The reason it could raise prices and rake in more money is P&G faces almost no competition. The lion's share of the market for diapers (to take one example) is controlled by just two companies - P&G and Kimberly-Clark - which coordinate their prices and production. It was hardly a coincidence that Kimberly-Clark announced price increases similar to P&G's at the same time P&G announced its own price increases.

Or consider another consumer product duopoly - PepsiCo (the parent company of Frito-Lay, Gatorade, Quaker, Tropicana, and other brands), and Coca-Cola. In April, PepsiCo announced it was increasing prices, blaming "higher costs for some ingredients, freight and labor." That was pure baloney. The company didn't have to raise prices. It recorded $3 billion in operating profits through September.

If PepsiCo faced tough competition it could never have gotten away with it. Consumers would have deserted it for lower-priced competitors. But PepsiCo clearly colluded with its only major competitor, Coca-Cola - which announced similar price increases at about the same time as PepsiCo, and has increased its profit margins to 28.9 percent.

Half of the recent rise in grocery prices is from meat products -- beef, pork, and poultry. Just four large conglomerates control most meat processing. They're raising their prices -- and coordinating their price increases -- even as they're scoring record profits. Here again, they're using "inflation" as an excuse.

You see the same pattern all over the American economy.

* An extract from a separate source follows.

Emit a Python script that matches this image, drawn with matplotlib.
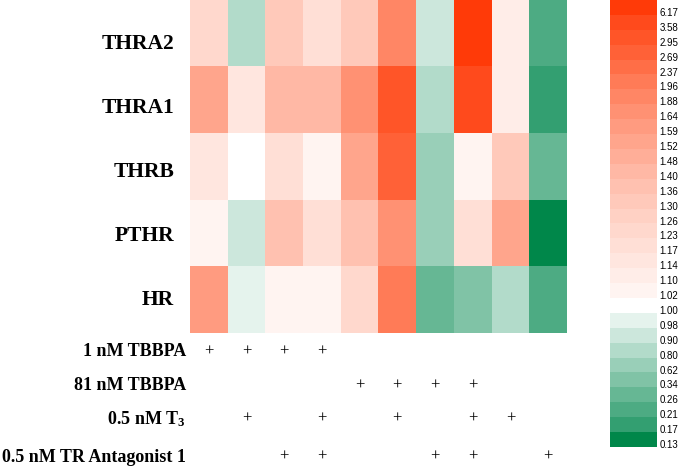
import numpy as np
import matplotlib
matplotlib.use("Agg")
import matplotlib.pyplot as plt
from matplotlib.colors import ListedColormap, BoundaryNorm

# --- data -------------------------------------------------------------
genes = ["THRA2", "THRA1", "THRB", "PTHR", "HR"]

# fold change per treatment group (columns 1..10)
fold_change = [
    [1.23, 0.80, 1.30, 1.17, 1.30, 1.88, 0.90, 6.17, 1.10, 0.21],  # THRA2
    [1.52, 1.14, 1.40, 1.40, 1.64, 2.95, 0.80, 3.58, 1.10, 0.17],  # THRA1
    [1.14, 1.00, 1.17, 1.02, 1.52, 2.69, 0.62, 1.02, 1.30, 0.26],  # THRB
    [1.02, 0.90, 1.36, 1.17, 1.36, 1.64, 0.62, 1.17, 1.52, 0.13],  # PTHR
    [1.59, 0.98, 1.02, 1.02, 1.23, 1.96, 0.26, 0.34, 0.80, 0.21],  # HR
]

# legend levels (ascending)
levels = [0.13, 0.17, 0.21, 0.26, 0.34, 0.62, 0.80, 0.90, 0.98, 1.00,
          1.02, 1.10, 1.14, 1.17, 1.23, 1.26, 1.30, 1.36, 1.40, 1.48,
          1.52, 1.59, 1.64, 1.88, 1.96, 2.37, 2.69, 2.95, 3.58, 6.17]

treatments = ["1 nM TBBPA", "81 nM TBBPA", "0.5 nM T$_{3}$", "0.5 nM TR Antagonist 1"]
treat_cols = [
    [1, 2, 3, 4],        # 1 nM TBBPA
    [5, 6, 7, 8],        # 81 nM TBBPA
    [2, 4, 6, 8, 9],     # T3
    [3, 4, 7, 8, 10],    # antagonist
]

# --- colours (one chip per level, ascending) -----------------------------
greens = ["#00874A", "#339F71", "#4DAB83", "#66B794", "#80C3A6",
          "#99CFB8", "#B2DBCA", "#CCE7DC", "#E5F3ED"]
reds = ["#FFF4F1", "#FFEDE8", "#FFE6DF", "#FFDFD6", "#FFD8CD",
        "#FFD1C4", "#FFC9BA", "#FFC1B0", "#FFB8A5", "#FFAE98",
        "#FFA58C", "#FF9B80", "#FF9173", "#FF8665", "#FF7B57",
        "#FF6E47", "#FF6137", "#FF5528", "#FF4A1C", "#FF3A08"]
colors = greens + ["#FFFFFF"] + reds
cmap = ListedColormap(colors)

lv = np.array(levels)
bounds = np.concatenate([[0.0], (lv[1:] + lv[:-1]) / 2, [10.0]])
norm = BoundaryNorm(bounds, ncolors=len(colors))

plt.rcParams.update({
    "font.family": "Liberation Serif",
    "font.weight": "bold",
    "mathtext.fontset": "custom",
    "mathtext.rm": "Liberation Serif:bold",
    "mathtext.it": "Liberation Serif:bold",
})

W, H = 678, 466
fig = plt.figure(figsize=(W / 100, H / 100), dpi=100)

# heatmap
ax = fig.add_axes([190 / W, 1 - 333 / H, 377 / W, 333 / H])
ax.imshow(np.array(fold_change), cmap=cmap, norm=norm, aspect="auto",
          interpolation="nearest")
ax.set_xticks([])
ax.set_yticks([])
for s in ax.spines.values():
    s.set_visible(False)

# gene labels
for i, g in enumerate(genes):
    fig.text(174 / W, 1 - (44 + 64 * i) / H, g, ha="right", va="center",
             fontsize=15.5, fontweight="bold")

# treatment table
row_y = [352, 386, 419, 457]
for name, cols, y in zip(treatments, treat_cols, row_y):
    fy = 1 - y / H
    fig.text(186 / W, fy, name, ha="right", va="center", fontsize=13,
             fontweight="bold")
    for c in cols:
        xd = ax.transData.transform((c - 1, 0))[0]
        fig.text(xd / W, fy, "+", ha="center", va="center", fontsize=12,
                 fontweight="normal")

# legend chips
cax = fig.add_axes([610 / W, 1 - 447 / H, 47 / W, 447 / H])
cax.imshow(np.arange(len(colors))[::-1].reshape(-1, 1), cmap=cmap,
           vmin=-0.5, vmax=len(colors) - 0.5, aspect="auto",
           interpolation="nearest")
cax.set_xticks([])
cax.yaxis.tick_right()
cax.set_yticks(np.arange(len(levels)) + 0.3)
cax.set_yticklabels([f"{v:.2f}" for v in levels[::-1]], fontsize=7,
                    family="Liberation Sans", fontweight="normal")
cax.tick_params(axis="y", length=0, pad=2)
cax.set_ylim(len(levels) - 0.5, -0.5)
for s in cax.spines.values():
    s.set_visible(False)

fig.savefig("out.png", dpi=100)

Since the 1980s, two-thirds of all American industries have become more concentrated. Monsanto now sets the prices for most of the nation's seed corn. Wall Street has consolidated into five giant banks. Airlines have merged from 12 carriers in 1980 to four today, which now control 80 percent of domestic seating capacity. The merger of Boeing and McDonnell Douglas has left the US with just one large producer of civilian aircraft -- Boeing. Three giant cable companies dominate broadband: Comcast, AT&T and Verizon. A handful of drug companies control the pharmaceutical industry: Pfizer, Eli Lilly, Johnson & Johnson, Bristol-Myers Squibb and Merck.

All this concentration gives corporations the power to raise prices, because it makes it easy for them to coordinate price increases with the handful of other companies in their same industry -- without risking the possibility of losing customers, who have no other choice.

In sum, inflation isn't driving these price increases. Corporate power is driving them.

Fed chair Powell worries about the specter of "wage-price" inflation - in which wage hikes force corporations to raise their prices, which in turn eat up the wage increases and hence cause workers to demand higher wages.

But corporations aren't being forced to raise their prices. They're enjoying record profits. They can easily absorb any wage increases without their raising prices. The sole reason they're raising prices - and eating away whatever wage increases they've provided their workers - is they face little or no competition.

So what's the appropriate government response? Not slowing down the economy. This will only hurt millions of workers, who are just beginning to get the raises they deserve. The problem at the heart of the economy is amenable to only one thing: the aggressive use of antitrust laws to bust up monopolies.

This will take time -- perhaps years. In the meantime, Biden and the Democrats could do something with a more immediate effect: Enact a windfall profits tax applicable to any large corporation that raises its prices during the same quarter its profits have risen.